One thing that is surprising is that it has taken this long. Internet recruitment has been with us for a good 15 years so the change hasn’t exactly been revolutionary. First of all, jobsites like Monster came along and changed the model (look at how The Sunday Times Appointments section has gone from bulging with lots of expensive adverts 15 years ago to a sparse smattering of mainly public sector jobs today).
Then came social media. Certainly LinkedIn has shaken things up, it is now a generic tool that everyone can use, and the content is self generating – neat.
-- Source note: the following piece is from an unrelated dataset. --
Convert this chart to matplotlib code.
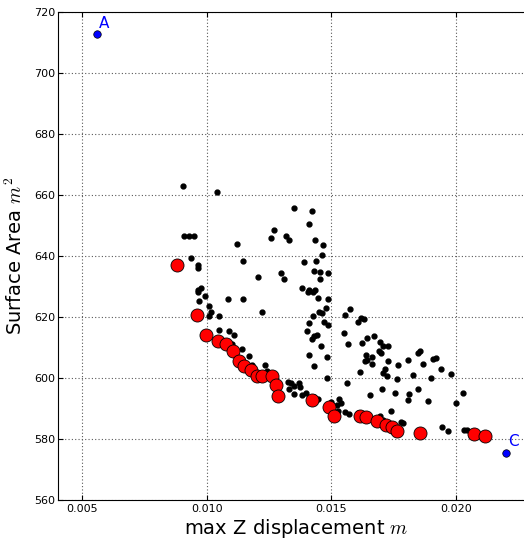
import matplotlib
matplotlib.use('Agg')
import matplotlib.pyplot as plt

plt.rcParams['mathtext.fontset'] = 'cm'

# all evaluated designs
disp = [0.00904, 0.01043, 0.01350, 0.01422, 0.01411, 0.01270, 0.01260, 0.01317, 0.01329, 0.01435,
        0.01468, 0.00909, 0.00929, 0.00951, 0.01122, 0.00937, 0.01463, 0.01147, 0.01440, 0.01391,
        0.00967, 0.00967, 0.01432, 0.01454, 0.01487, 0.01300, 0.01312, 0.01205, 0.01455, 0.00978,
        0.00967, 0.00967, 0.01383, 0.01411, 0.01435, 0.01407, 0.01427, 0.00995, 0.01086, 0.01147,
        0.01448, 0.01488, 0.00971, 0.01008, 0.01480, 0.01018, 0.01221, 0.01452, 0.01463, 0.01427,
        0.01008, 0.01049, 0.01410, 0.01470, 0.01486, 0.01049, 0.01091, 0.01111, 0.01404, 0.01443,
        0.01431, 0.01422, 0.01460, 0.01102, 0.01143, 0.01410, 0.01483, 0.01171, 0.01183, 0.01173,
        0.01236, 0.01244, 0.01432, 0.01483, 0.01325, 0.01339, 0.01352, 0.01372, 0.01374, 0.01329,
        0.01352, 0.01382, 0.01399, 0.01430, 0.01448, 0.01498, 0.01577, 0.01554, 0.01621, 0.01633,
        0.01606, 0.01553, 0.01567, 0.01642, 0.01672, 0.01625, 0.01697, 0.01708, 0.01728, 0.01693,
        0.01855, 0.01640, 0.01663, 0.01636, 0.01645, 0.01665, 0.01699, 0.01727, 0.01768, 0.01809,
        0.01848, 0.01868, 0.01910, 0.01922, 0.01614, 0.01716, 0.01707, 0.01725, 0.01827, 0.01942,
        0.01981, 0.01899, 0.01764, 0.01565, 0.01704, 0.01756, 0.01812, 0.01850, 0.01657, 0.01808,
        0.01890, 0.02029, 0.02000, 0.01530, 0.01538, 0.01522, 0.01529, 0.01557, 0.01571, 0.01608,
        0.01741, 0.01696, 0.01709, 0.01780, 0.01789, 0.01943, 0.01969, 0.02034, 0.02046]
area = [663.0, 661.0, 655.6, 654.6, 650.5, 648.5, 645.9, 646.6, 645.2, 645.1,
        643.7, 646.6, 646.7, 646.4, 643.9, 639.4, 640.2, 638.4, 638.2, 637.9,
        636.9, 636.1, 635.2, 634.6, 634.3, 634.3, 632.5, 633.1, 632.6, 629.5,
        629.0, 628.2, 629.6, 629.0, 628.8, 628.1, 628.1, 626.9, 626.0, 625.9,
        626.1, 625.8, 625.4, 623.7, 622.9, 621.7, 621.8, 621.5, 621.3, 620.4,
        620.2, 620.3, 618.0, 618.3, 617.5, 615.6, 615.4, 614.0, 615.3, 614.2,
        613.7, 612.7, 610.4, 611.1, 609.6, 607.7, 607.0, 607.1, 604.3, 603.8,
        604.1, 602.4, 604.0, 600.0, 598.8, 598.3, 597.4, 598.2, 597.1, 596.5,
        594.6, 594.5, 595.2, 593.7, 593.0, 592.1, 622.6, 620.5, 619.6, 619.2,
        618.2, 614.8, 611.1, 613.2, 613.9, 611.4, 611.9, 610.4, 610.6, 608.7,
        608.7, 607.5, 606.8, 605.6, 606.0, 604.6, 608.3, 605.5, 604.2, 606.0,
        608.1, 604.6, 606.3, 606.7, 602.1, 603.0, 601.7, 600.7, 601.1, 602.8,
        601.4, 600.0, 599.7, 598.5, 596.3, 595.1, 594.8, 596.5, 594.5, 592.8,
        592.6, 595.2, 591.9, 593.1, 591.7, 591.2, 589.3, 588.7, 588.3, 588.4,
        589.2, 587.4, 586.3, 585.7, 585.1, 583.9, 582.7, 583.1, 582.9]

# pareto front
front_disp = [0.00881, 0.00963, 0.00996, 0.01047, 0.01078, 0.01106, 0.01131, 0.01150, 0.01177,
              0.01203, 0.01224, 0.01264, 0.01277, 0.01288, 0.01423, 0.01492, 0.01511, 0.01616,
              0.01640, 0.01683, 0.01720, 0.01743, 0.01765, 0.01856, 0.02073, 0.02116]
front_area = [637.0, 620.8, 614.1, 612.1, 611.1, 608.7, 605.7, 603.8, 602.7,
              600.7, 600.5, 600.5, 597.8, 594.0, 592.8, 590.6, 587.4, 587.6,
              587.1, 586.0, 584.6, 584.0, 582.5, 582.0, 581.7, 581.1]

# extreme designs
ext_names = ['A', 'C']
ext_disp = [0.00561, 0.02201]
ext_area = [712.7, 575.5]

fig = plt.figure(figsize=(5.24, 5.42), dpi=100)
ax = fig.add_axes([58/524., 42/542., 476/524., 488/542.])

ax.plot(disp, area, 'ko', markersize=3.5, zorder=3)
ax.plot(front_disp, front_area, 'o', color='red', markeredgecolor='k',
        markeredgewidth=0.6, markersize=9.4, zorder=4)
ax.plot(ext_disp, ext_area, 'o', color='blue', markeredgecolor='k',
        markeredgewidth=0.5, markersize=5.4, zorder=4)
for n, x, y in zip(ext_names, ext_disp, ext_area):
    ax.annotate(n, (x, y), xytext=(1.5, 4.5), textcoords='offset points',
                color='blue', fontsize=11, va='baseline', ha='left')

ax.set_xlim(0.004037, 0.02314)
ax.set_ylim(560, 720)
ax.set_xticks([0.005, 0.010, 0.015, 0.020])
ax.set_xticklabels(['0.005', '0.010', '0.015', '0.020'])
ax.set_yticks(range(560, 721, 20))
ax.grid(True, color='0.35', linestyle=(0, (1, 2)), linewidth=0.8)
ax.set_axisbelow(True)
ax.tick_params(direction='in', top=True, right=True, length=3.5, labelsize=8)
ax.tick_params(axis='x', pad=3)
ax.tick_params(axis='y', pad=2)

ax.set_xlabel('max Z displacement $m$', fontsize=14, labelpad=2)
ax.set_ylabel('Surface Area $m^2$', fontsize=14, labelpad=6)

fig.savefig('out.png', dpi=100)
I see it as being like many professional services (such as the advertising industry, accountancy, legal etc): large companies will always have their own in house teams, but will rarely have all the expertise they need to fulfil their needs. Also, big companies constitute a surprisingly small proportion of overall UK business. It is estimated that 95% of all companies in the UK are SME’s (there are various definitions of SME, but I will take 250 staff and £40m turnover). Most of them will not have a requirement for an internal recruitment team, or if they do, it will only be for the mainstream recruitment of that company (e.g. an IT Project management company will probably be good at hiring IT Project Managers, but will still need external expert recruiters to hire their accountants, sales people etc)
There is also the chaos factor: I have been struck over the years by companies that have a chaotic internal organisational structure – some companies foster it – better to have a bunch of problem solving individuals rather than have a business over burdened by policies and procedures that suck the lifeblood out of the company.
Also, there are companies going through structural change; such as buying and selling components of the business, or going through a transformation programme. In these situations, often it is not pragmatic for the corporate structure to have a recruitment team.
Is the recruitment business in terminal decline? Definitely not, but it is changing shape.
In the most recent Sunday Times Fast Track 100, no fewer than 9 of the top 100 were recruitment companies, almost 10% of the total – more than any other sector. Last year it was 10 out of 100 - and that was in the middle of the recession!